* Begin Source material *
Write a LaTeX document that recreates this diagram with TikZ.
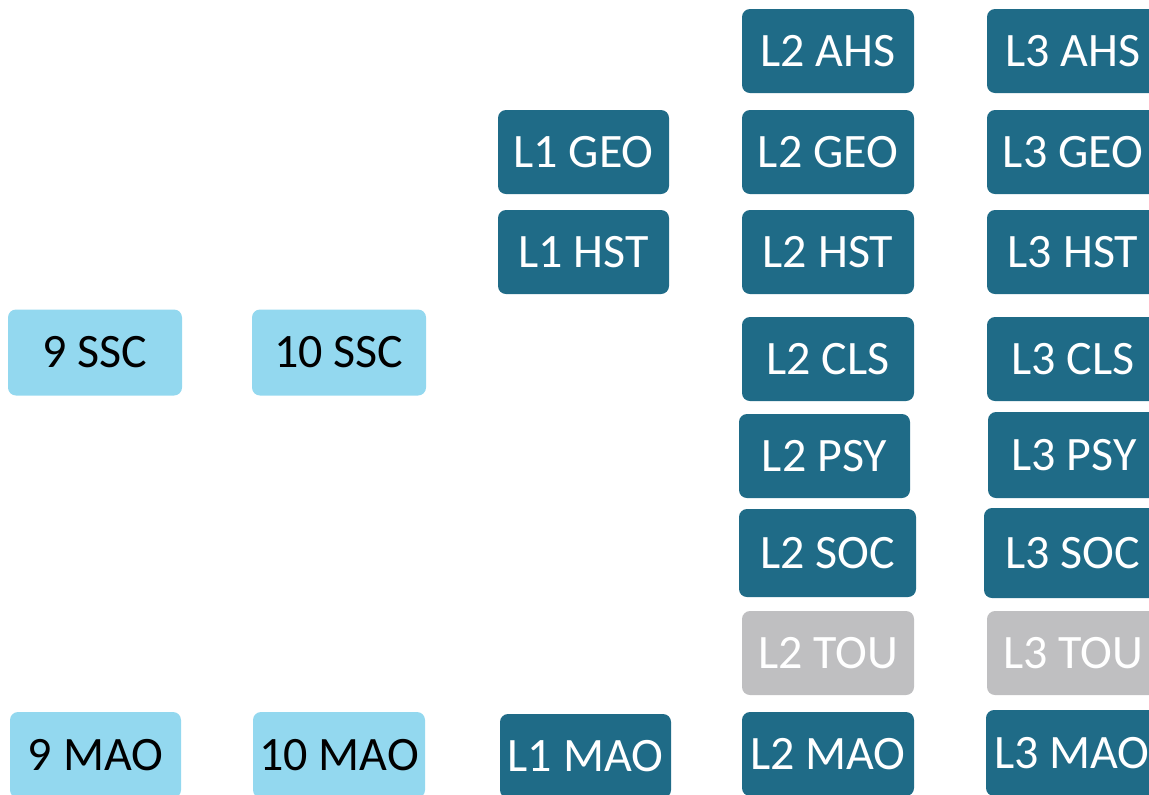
\documentclass[tikz,border=0pt]{standalone}
\usepackage{fontspec}
\setmainfont{Carlito}
\usepackage{xcolor}
\usepackage{tikz}
\definecolor{darkteal}{RGB}{31,107,135}
\definecolor{skyblue}{RGB}{147,216,239}
\definecolor{paleGray}{RGB}{191,191,193}

\begin{document}
\begin{tikzpicture}[
  x=0.5pt, y=-0.5pt,
  course/.style={rectangle, rounded corners=4pt, fill=darkteal, text=white,
                 minimum width=86pt, minimum height=42pt, inner sep=0pt,
                 font=\fontsize{24}{28}\selectfont},
  junior/.style={course, fill=skyblue, text=black, minimum width=87pt, minimum height=43pt},
  inactive/.style={course, fill=paleGray},
]
  \useasboundingbox (0,0) rectangle (1149,794);
  \clip (0,0) rectangle (1149,794);

  % Years 9 and 10
  \node[junior] (ssc9)  at (95,352.5)   {9 SSC};
  \node[junior] (ssc10) at (339,352.5)  {10 SSC};
  \node[junior, minimum width=85.5pt] (mao9)  at (95.5,755) {9 MAO};
  \node[junior, minimum width=86pt]   (mao10) at (339,755)  {10 MAO};

  % Level 1
  \node[course, minimum width=85.5pt] (geo1) at (583.5,152) {L1 GEO};
  \node[course, minimum width=85.5pt] (hst1) at (583.5,252) {L1 HST};
  \node[course, minimum width=85.5pt] (mao1) at (585.5,756) {L1 MAO};

  % Level 2
  \node[course] (ahs2) at (828,51)  {L2 AHS};
  \node[course] (geo2) at (828,152) {L2 GEO};
  \node[course] (hst2) at (828,252) {L2 HST};
  \node[course] (cls2) at (828,359) {L2 CLS};
  \node[course, minimum width=85.5pt] (psy2) at (824.5,456) {L2 PSY};
  \node[course, minimum width=88.5pt, minimum height=44pt] (soc2) at (827.5,553) {L2 SOC};
  \node[inactive] (tou2) at (828,653) {L2 TOU};
  \node[course] (mao2) at (828,754) {L2 MAO};

  % Level 3
  \node[course] (ahs3) at (1073,51)  {L3 AHS};
  \node[course] (geo3) at (1073,152) {L3 GEO};
  \node[course] (hst3) at (1073,252) {L3 HST};
  \node[course] (cls3) at (1073,359) {L3 CLS};
  \node[course, minimum height=43pt] (psy3) at (1074,455) {L3 PSY};
  \node[course, minimum width=88.5pt, minimum height=45pt] (soc3) at (1072.5,553) {L3 SOC};
  \node[inactive] (tou3) at (1073,653) {L3 TOU};
  \node[course, minimum height=43pt] (mao3) at (1072,753) {L3 MAO};

\end{tikzpicture}
\end{document}
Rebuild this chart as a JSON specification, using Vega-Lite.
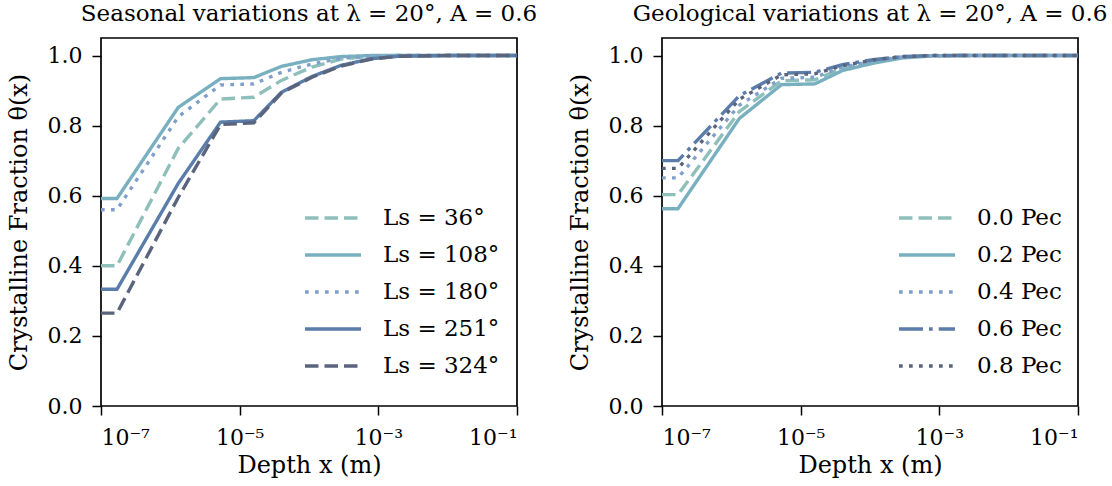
{
  "$schema": "https://vega.github.io/schema/vega-lite/v6.json",
  "background": "white",
  "padding": {"left": 6, "top": 2, "right": 5, "bottom": 2},
  "spacing": 145,
  "bounds": "flush",
  "config": {
    "font": "DejaVu Serif",
    "view": {"stroke": "black", "strokeWidth": 1.7},
    "axis": {
      "grid": false, "domain": false, "ticks": true, "tickColor": "black", "tickSize": 9, "tickWidth": 1.5,
      "labelFont": "DejaVu Serif", "labelFontSize": 22, "labelColor": "black",
      "titleFont": "DejaVu Serif", "titleFontSize": 24, "titleFontWeight": "normal", "titleColor": "black"
    },
    "legend": {"labelFont": "DejaVu Serif", "labelFontSize": 23, "labelColor": "black"},
    "title": {"font": "DejaVu Serif", "fontSize": 23, "fontWeight": "normal", "color": "black"}
  },
  "datasets": {
    "seasonal": [
      {"series": "Ls = 36°", "x": 1e-7, "y": 0.40}, {"series": "Ls = 36°", "x": 1.7e-7, "y": 0.40}, {"series": "Ls = 36°", "x": 1.3e-6, "y": 0.735}, {"series": "Ls = 36°", "x": 5.3e-6, "y": 0.876}, {"series": "Ls = 36°", "x": 1.6e-5, "y": 0.881}, {"series": "Ls = 36°", "x": 4e-5, "y": 0.929}, {"series": "Ls = 36°", "x": 1.1e-4, "y": 0.967}, {"series": "Ls = 36°", "x": 2.9e-4, "y": 0.99}, {"series": "Ls = 36°", "x": 8e-4, "y": 0.998}, {"series": "Ls = 36°", "x": 2e-3, "y": 1.0}, {"series": "Ls = 36°", "x": 1e-2, "y": 1.0}, {"series": "Ls = 36°", "x": 1e-1, "y": 1.0},
      {"series": "Ls = 108°", "x": 1e-7, "y": 0.592}, {"series": "Ls = 108°", "x": 1.7e-7, "y": 0.592}, {"series": "Ls = 108°", "x": 1.3e-6, "y": 0.852}, {"series": "Ls = 108°", "x": 5.3e-6, "y": 0.934}, {"series": "Ls = 108°", "x": 1.6e-5, "y": 0.937}, {"series": "Ls = 108°", "x": 4e-5, "y": 0.969}, {"series": "Ls = 108°", "x": 1.1e-4, "y": 0.988}, {"series": "Ls = 108°", "x": 2.9e-4, "y": 0.997}, {"series": "Ls = 108°", "x": 8e-4, "y": 1.0}, {"series": "Ls = 108°", "x": 2e-3, "y": 1.0}, {"series": "Ls = 108°", "x": 1e-2, "y": 1.0}, {"series": "Ls = 108°", "x": 1e-1, "y": 1.0},
      {"series": "Ls = 180°", "x": 1e-7, "y": 0.56}, {"series": "Ls = 180°", "x": 1.7e-7, "y": 0.56}, {"series": "Ls = 180°", "x": 1.3e-6, "y": 0.825}, {"series": "Ls = 180°", "x": 5.3e-6, "y": 0.916}, {"series": "Ls = 180°", "x": 1.6e-5, "y": 0.919}, {"series": "Ls = 180°", "x": 4e-5, "y": 0.952}, {"series": "Ls = 180°", "x": 1.1e-4, "y": 0.976}, {"series": "Ls = 180°", "x": 2.9e-4, "y": 0.992}, {"series": "Ls = 180°", "x": 8e-4, "y": 0.999}, {"series": "Ls = 180°", "x": 2e-3, "y": 1.0}, {"series": "Ls = 180°", "x": 1e-2, "y": 1.0}, {"series": "Ls = 180°", "x": 1e-1, "y": 1.0},
      {"series": "Ls = 251°", "x": 1e-7, "y": 0.333}, {"series": "Ls = 251°", "x": 1.7e-7, "y": 0.333}, {"series": "Ls = 251°", "x": 1.3e-6, "y": 0.635}, {"series": "Ls = 251°", "x": 5.3e-6, "y": 0.81}, {"series": "Ls = 251°", "x": 1.6e-5, "y": 0.814}, {"series": "Ls = 251°", "x": 4e-5, "y": 0.895}, {"series": "Ls = 251°", "x": 1.1e-4, "y": 0.94}, {"series": "Ls = 251°", "x": 2.9e-4, "y": 0.972}, {"series": "Ls = 251°", "x": 8e-4, "y": 0.991}, {"series": "Ls = 251°", "x": 2e-3, "y": 0.998}, {"series": "Ls = 251°", "x": 1e-2, "y": 1.0}, {"series": "Ls = 251°", "x": 1e-1, "y": 1.0},
      {"series": "Ls = 324°", "x": 1e-7, "y": 0.265}, {"series": "Ls = 324°", "x": 1.7e-7, "y": 0.265}, {"series": "Ls = 324°", "x": 1.3e-6, "y": 0.595}, {"series": "Ls = 324°", "x": 5.3e-6, "y": 0.803}, {"series": "Ls = 324°", "x": 1.6e-5, "y": 0.808}, {"series": "Ls = 324°", "x": 4e-5, "y": 0.893}, {"series": "Ls = 324°", "x": 1.1e-4, "y": 0.938}, {"series": "Ls = 324°", "x": 2.9e-4, "y": 0.97}, {"series": "Ls = 324°", "x": 8e-4, "y": 0.99}, {"series": "Ls = 324°", "x": 2e-3, "y": 0.998}, {"series": "Ls = 324°", "x": 1e-2, "y": 1.0}, {"series": "Ls = 324°", "x": 1e-1, "y": 1.0}
    ],
    "geo": [
      {"series": "0.0 Pec", "x": 1e-7, "y": 0.603}, {"series": "0.0 Pec", "x": 1.7e-7, "y": 0.603}, {"series": "0.0 Pec", "x": 1.3e-6, "y": 0.84}, {"series": "0.0 Pec", "x": 5.3e-6, "y": 0.928}, {"series": "0.0 Pec", "x": 1.6e-5, "y": 0.931}, {"series": "0.0 Pec", "x": 4e-5, "y": 0.964}, {"series": "0.0 Pec", "x": 1.1e-4, "y": 0.983}, {"series": "0.0 Pec", "x": 2.9e-4, "y": 0.995}, {"series": "0.0 Pec", "x": 8e-4, "y": 0.999}, {"series": "0.0 Pec", "x": 2e-3, "y": 1.0}, {"series": "0.0 Pec", "x": 1e-2, "y": 1.0}, {"series": "0.0 Pec", "x": 1e-1, "y": 1.0},
      {"series": "0.2 Pec", "x": 1e-7, "y": 0.563}, {"series": "0.2 Pec", "x": 1.7e-7, "y": 0.563}, {"series": "0.2 Pec", "x": 1.3e-6, "y": 0.82}, {"series": "0.2 Pec", "x": 5.3e-6, "y": 0.917}, {"series": "0.2 Pec", "x": 1.6e-5, "y": 0.919}, {"series": "0.2 Pec", "x": 4e-5, "y": 0.957}, {"series": "0.2 Pec", "x": 1.1e-4, "y": 0.978}, {"series": "0.2 Pec", "x": 2.9e-4, "y": 0.993}, {"series": "0.2 Pec", "x": 8e-4, "y": 0.999}, {"series": "0.2 Pec", "x": 2e-3, "y": 1.0}, {"series": "0.2 Pec", "x": 1e-2, "y": 1.0}, {"series": "0.2 Pec", "x": 1e-1, "y": 1.0},
      {"series": "0.4 Pec", "x": 1e-7, "y": 0.651}, {"series": "0.4 Pec", "x": 1.7e-7, "y": 0.651}, {"series": "0.4 Pec", "x": 1.3e-6, "y": 0.858}, {"series": "0.4 Pec", "x": 5.3e-6, "y": 0.935}, {"series": "0.4 Pec", "x": 1.6e-5, "y": 0.938}, {"series": "0.4 Pec", "x": 4e-5, "y": 0.967}, {"series": "0.4 Pec", "x": 1.1e-4, "y": 0.985}, {"series": "0.4 Pec", "x": 2.9e-4, "y": 0.996}, {"series": "0.4 Pec", "x": 8e-4, "y": 0.999}, {"series": "0.4 Pec", "x": 2e-3, "y": 1.0}, {"series": "0.4 Pec", "x": 1e-2, "y": 1.0}, {"series": "0.4 Pec", "x": 1e-1, "y": 1.0},
      {"series": "0.6 Pec", "x": 1e-7, "y": 0.70}, {"series": "0.6 Pec", "x": 1.7e-7, "y": 0.70}, {"series": "0.6 Pec", "x": 1.3e-6, "y": 0.885}, {"series": "0.6 Pec", "x": 5.3e-6, "y": 0.95}, {"series": "0.6 Pec", "x": 1.6e-5, "y": 0.952}, {"series": "0.6 Pec", "x": 4e-5, "y": 0.974}, {"series": "0.6 Pec", "x": 1.1e-4, "y": 0.988}, {"series": "0.6 Pec", "x": 2.9e-4, "y": 0.997}, {"series": "0.6 Pec", "x": 8e-4, "y": 1.0}, {"series": "0.6 Pec", "x": 2e-3, "y": 1.0}, {"series": "0.6 Pec", "x": 1e-2, "y": 1.0}, {"series": "0.6 Pec", "x": 1e-1, "y": 1.0},
      {"series": "0.8 Pec", "x": 1e-7, "y": 0.678}, {"series": "0.8 Pec", "x": 1.7e-7, "y": 0.678}, {"series": "0.8 Pec", "x": 1.3e-6, "y": 0.875}, {"series": "0.8 Pec", "x": 5.3e-6, "y": 0.945}, {"series": "0.8 Pec", "x": 1.6e-5, "y": 0.948}, {"series": "0.8 Pec", "x": 4e-5, "y": 0.971}, {"series": "0.8 Pec", "x": 1.1e-4, "y": 0.987}, {"series": "0.8 Pec", "x": 2.9e-4, "y": 0.997}, {"series": "0.8 Pec", "x": 8e-4, "y": 1.0}, {"series": "0.8 Pec", "x": 2e-3, "y": 1.0}, {"series": "0.8 Pec", "x": 1e-2, "y": 1.0}, {"series": "0.8 Pec", "x": 1e-1, "y": 1.0}
    ]
  },
  "resolve": {"scale": {"color": "independent", "strokeDash": "independent"}, "legend": {"color": "independent", "strokeDash": "independent"}},
  "hconcat": [
    {
      "width": 416, "height": 368,
      "title": {"text": "Seasonal variations at λ = 20°, A = 0.6", "offset": 12},
      "data": {"name": "seasonal"},
      "mark": {"type": "line", "strokeWidth": 3.4, "clip": true},
      "encoding": {
        "x": {"field": "x", "type": "quantitative", "scale": {"type": "log", "domain": [1e-7, 1e-1], "nice": false},
              "axis": {"title": "Depth x (m)", "values": [1e-7, 1e-5, 1e-3, 1e-1], "labelPadding": 12, "titlePadding": 5,
                       "labelExpr": "datum.value < 1e-6 ? '10⁻⁷' : datum.value < 1e-4 ? '10⁻⁵' : datum.value < 1e-2 ? '10⁻³' : '10⁻¹'"}},
        "y": {"field": "y", "type": "quantitative", "scale": {"domain": [0, 1.05], "nice": false},
              "axis": {"title": "Crystalline Fraction θ(x)", "values": [0, 0.2, 0.4, 0.6, 0.8, 1.0], "format": ".1f", "labelPadding": 10, "titlePadding": 16}},
        "color": {"field": "series", "type": "nominal",
                  "scale": {"domain": ["Ls = 36°", "Ls = 108°", "Ls = 180°", "Ls = 251°", "Ls = 324°"], "range": ["#8FBFBA", "#78B0C0", "#80A0CC", "#5A7DAA", "#5A647D"]},
                  "legend": {"title": null, "orient": "none", "legendX": 210, "legendY": 158, "symbolType": "M-1.4,0H1.4", "symbolSize": 1600, "symbolStrokeWidth": 3.4, "rowPadding": 3, "labelOffset": 28}},
        "strokeDash": {"field": "series", "type": "nominal",
                  "scale": {"domain": ["Ls = 36°", "Ls = 108°", "Ls = 180°", "Ls = 251°", "Ls = 324°"], "range": [[13.5, 6], [1, 0], [3.7, 6.3], [1, 0], [13.5, 6]]},
                  "legend": {"title": null, "orient": "none", "legendX": 210, "legendY": 158, "symbolType": "M-1.4,0H1.4", "symbolSize": 1600, "symbolStrokeWidth": 3.4, "rowPadding": 3, "labelOffset": 28}}
      }
    },
    {
      "width": 416, "height": 368,
      "title": {"text": "Geological variations at λ = 20°, A = 0.6", "offset": 12},
      "data": {"name": "geo"},
      "mark": {"type": "line", "strokeWidth": 3.4, "clip": true},
      "encoding": {
        "x": {"field": "x", "type": "quantitative", "scale": {"type": "log", "domain": [1e-7, 1e-1], "nice": false},
              "axis": {"title": "Depth x (m)", "values": [1e-7, 1e-5, 1e-3, 1e-1], "labelPadding": 12, "titlePadding": 5,
                       "labelExpr": "datum.value < 1e-6 ? '10⁻⁷' : datum.value < 1e-4 ? '10⁻⁵' : datum.value < 1e-2 ? '10⁻³' : '10⁻¹'"}},
        "y": {"field": "y", "type": "quantitative", "scale": {"domain": [0, 1.05], "nice": false},
              "axis": {"title": "Crystalline Fraction θ(x)", "values": [0, 0.2, 0.4, 0.6, 0.8, 1.0], "format": ".1f", "labelPadding": 10, "titlePadding": 16}},
        "color": {"field": "series", "type": "nominal",
                  "scale": {"domain": ["0.0 Pec", "0.2 Pec", "0.4 Pec", "0.6 Pec", "0.8 Pec"], "range": ["#8FBFBA", "#78B0C0", "#80A0CC", "#5A7DAA", "#5A647D"]},
                  "legend": {"title": null, "orient": "none", "legendX": 243, "legendY": 158, "symbolType": "M-1.4,0H1.4", "symbolSize": 1600, "symbolStrokeWidth": 3.4, "rowPadding": 3, "labelOffset": 28}},
        "strokeDash": {"field": "series", "type": "nominal",
                  "scale": {"domain": ["0.0 Pec", "0.2 Pec", "0.4 Pec", "0.6 Pec", "0.8 Pec"], "range": [[13.5, 6], [1, 0], [3.7, 6.3], [24, 6, 3.7, 6], [3.7, 6.3]]},
                  "legend": {"title": null, "orient": "none", "legendX": 243, "legendY": 158, "symbolType": "M-1.4,0H1.4", "symbolSize": 1600, "symbolStrokeWidth": 3.4, "rowPadding": 3, "labelOffset": 28}}
      }
    }
  ]
}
* End Source material *
Exercise directions:
Go back to the entries above and restate word for word every line from the first through the one that contains "(mao10) at (339,755)", leaving the pictures behind.

Solution to this task:
Write a LaTeX document that recreates this diagram with TikZ.
\documentclass[tikz,border=0pt]{standalone}
\usepackage{fontspec}
\setmainfont{Carlito}
\usepackage{xcolor}
\usepackage{tikz}
\definecolor{darkteal}{RGB}{31,107,135}
\definecolor{skyblue}{RGB}{147,216,239}
\definecolor{paleGray}{RGB}{191,191,193}

\begin{document}
\begin{tikzpicture}[
  x=0.5pt, y=-0.5pt,
  course/.style={rectangle, rounded corners=4pt, fill=darkteal, text=white,
                 minimum width=86pt, minimum height=42pt, inner sep=0pt,
                 font=\fontsize{24}{28}\selectfont},
  junior/.style={course, fill=skyblue, text=black, minimum width=87pt, minimum height=43pt},
  inactive/.style={course, fill=paleGray},
]
  \useasboundingbox (0,0) rectangle (1149,794);
  \clip (0,0) rectangle (1149,794);

  % Years 9 and 10
  \node[junior] (ssc9)  at (95,352.5)   {9 SSC};
  \node[junior] (ssc10) at (339,352.5)  {10 SSC};
  \node[junior, minimum width=85.5pt] (mao9)  at (95.5,755) {9 MAO};
  \node[junior, minimum width=86pt]   (mao10) at (339,755)  {10 MAO};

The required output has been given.